# GT IT1 2006 (with internal gear box.. ) bike build



## mich-blitz (May 19, 2014)

Hi very new to forums,

recently invested in a GT IT1 2006, 9 inch rear travel, 8 speed internal gear box

This frame is a beast.. no other words to describe it, coming from xc I know nothing on this bike and would like some help of specialists to give me a little info on it!

I brought the bike off a successful downhill rider after an attempted robbery at his house he says the bike was used a hand full of times abroad and cost him in the range £4000-4500 fully built that is I own just the frame 

If anyone could valuate the frame for me, its in immaculate condition! Also what components would you suggest will be suitable!

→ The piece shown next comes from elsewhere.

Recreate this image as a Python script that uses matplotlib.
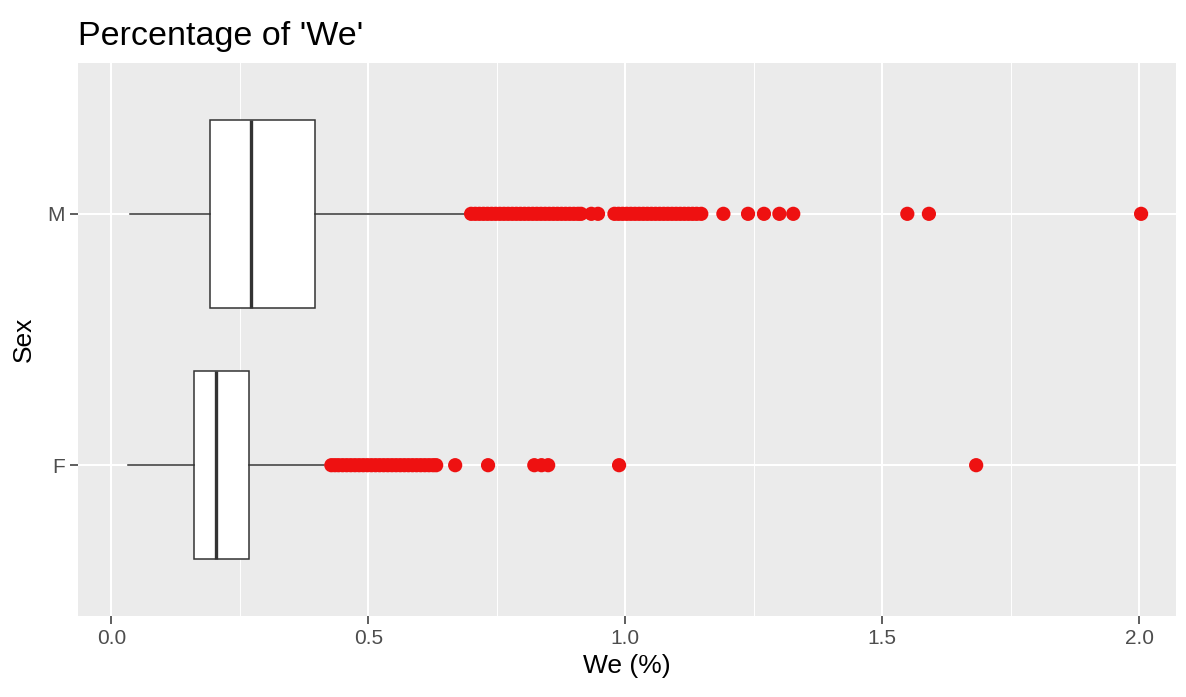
import numpy as np
import matplotlib.pyplot as plt

plt.rcParams['font.family'] = ['Liberation Sans', 'DejaVu Sans']

# categorias y estadisticos de las cajas
sexo = ['F', 'M']
bigote_inf = [0.033, 0.037]
q1 = [0.160, 0.191]
mediana = [0.204, 0.272]
q3 = [0.268, 0.397]
bigote_sup = [0.414, 0.700]

# valores atipicos (rojo)
outliers_F = [0.428, 0.435, 0.442, 0.450, 0.458, 0.466, 0.474, 0.482, 0.490,
              0.498, 0.506, 0.514, 0.522, 0.530, 0.538, 0.546, 0.554, 0.562,
              0.570, 0.578, 0.586, 0.594, 0.602, 0.610, 0.618, 0.626, 0.632,
              0.669, 0.733, 0.823, 0.837, 0.850, 0.988, 1.683]
outliers_M = [0.700, 0.708, 0.716, 0.724, 0.732, 0.740, 0.748, 0.756, 0.764,
              0.772, 0.780, 0.788, 0.796, 0.804, 0.812, 0.820, 0.828, 0.836,
              0.844, 0.852, 0.860, 0.868, 0.876, 0.884, 0.892, 0.900, 0.908,
              0.914, 0.934, 0.947, 0.979, 0.987, 0.995, 1.003, 1.011, 1.019,
              1.027, 1.035, 1.043, 1.051, 1.059, 1.067, 1.075, 1.083, 1.091,
              1.099, 1.107, 1.115, 1.123, 1.131, 1.139, 1.148, 1.191, 1.239,
              1.270, 1.300, 1.327, 1.549, 1.591, 2.004]
outliers = [outliers_F, outliers_M]

xticks = [0.0, 0.5, 1.0, 1.5, 2.0]
xticklabels = ['0.0', '0.5', '1.0', '1.5', '2.0']

fig = plt.figure(figsize=(11.86, 6.97), dpi=100)
ax = fig.add_axes([0.0658, 0.1162, 0.9258, 0.7934])
ax.set_facecolor('#EBEBEB')

stats = []
for i in range(len(sexo)):
    stats.append({'whislo': bigote_inf[i], 'q1': q1[i], 'med': mediana[i],
                  'q3': q3[i], 'whishi': bigote_sup[i], 'label': sexo[i]})

ax.bxp(stats, positions=[1, 2], widths=0.75, orientation='horizontal',
       showfliers=False, showcaps=False, patch_artist=True,
       boxprops=dict(facecolor='white', edgecolor='#333333', linewidth=1.1),
       medianprops=dict(color='#333333', linewidth=2.4),
       whiskerprops=dict(color='#333333', linewidth=1.1), zorder=3)

for i in range(len(sexo)):
    ax.scatter(outliers[i], [i + 1] * len(outliers[i]), s=105, color='#EE1111',
               edgecolors='none', zorder=4)

ax.set_xlim(-0.065, 2.072)
ax.set_ylim(0.4, 2.6)
ax.set_xticks(xticks)
ax.set_xticklabels(xticklabels)
ax.set_xticks([0.25, 0.75, 1.25, 1.75], minor=True)
ax.set_yticks([1, 2])
ax.set_yticklabels(sexo)

ax.grid(which='major', color='white', linewidth=1.5)
ax.grid(which='minor', axis='x', color='white', linewidth=0.7)
ax.set_axisbelow(True)
for s in ax.spines.values():
    s.set_visible(False)

ax.tick_params(axis='both', which='major', length=5.5, width=1.1, color='#333333',
               labelcolor='#4D4D4D', labelsize=15, pad=4)
ax.tick_params(which='minor', length=0)

ax.set_title("Percentage of 'We'", loc='left', fontsize=24.5, pad=13)
ax.set_xlabel('We (%)', fontsize=19, labelpad=4)
ax.set_ylabel('Sex', fontsize=19, labelpad=8)

fig.savefig('out.png', dpi=100)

In second photo testing the shock with spare bike parts!

Mike


----------



## mich-blitz (May 19, 2014)

Mtbr gt it1 reviews

GT iT1 Downhill Full Suspension Reviews - Mtbr.com


----------



## mich-blitz (May 19, 2014)

*pictures*

Abc


----------



## csermonet (Feb 2, 2009)

post this on ridemonkey, might get some answers there


----------



## mich-blitz (May 19, 2014)

csermonet said:


> post this on ridemonkey, might get some answers there


I will give that ago thank you


----------



## SHIVER ME TIMBERS (Jan 12, 2004)

2006.... 600 to 1000 bucks looks good but still old and heavy and not the best fork


----------



## SV11 (Jan 2, 2011)

Lol @ 600 to 1000
The IT-1 is unbelievably rare, only 300 made worldwide, I dare anyone to find a rarer production bike.
This bike almost sent GT bankrupt, that speaks volumes. I have one as well, so does a good mate of mine.
First things first, get rid of that fork.
Here's my beast.


----------



## whoda*huck (Feb 12, 2005)

"Rare" does not necessarily equal desirable.


----------



## LarryFahn (Jul 19, 2005)

The rear hub is proprietary. The fixed pinion gear on the hub doesn't stop and ratchet. Rather, the axle in the gear box ratchet. In turn, the chain is always in motion. The disc brake system is also proprietary since the disc is mounted on the drive side of your frame. Idk if the caliper was anything special, but the mounts were. I forget if the shifter was proprietary too or not. You can shift it while sitting still without pedaling. That's all I remember off the top of my head. Ttyl, Fahn


----------



## SV11 (Jan 2, 2011)

LarryFahn said:


> The rear hub is proprietary. The fixed pinion gear on the hub doesn't stop and ratchet. Rather, the axle in the gear box ratchet. In turn, the chain is always in motion. The disc brake system is also proprietary since the disc is mounted on the drive side of your frame. Idk if the caliper was anything special, but the mounts were. I forget if the shifter was proprietary too or not. You can shift it while sitting still without pedaling. That's all I remember off the top of my head. Ttyl, Fahn


The shifter isn't proprietary, it's an alfine shifter.
Spot on about the disc brakes, what most owners won't take into consideration is that the rotor has to be flipped otherwise you won't get the wheel on (rear). Major pita to figure out what was wrong, remembered to reverse the rotor.
The rear hub is proprietary, which sux, but it's bombproof.


----------



## CNCAddict (Nov 26, 2006)

If you're interested in selling the bike, please contact me.


----------



## Gemini2k05 (Apr 19, 2005)

oops


----------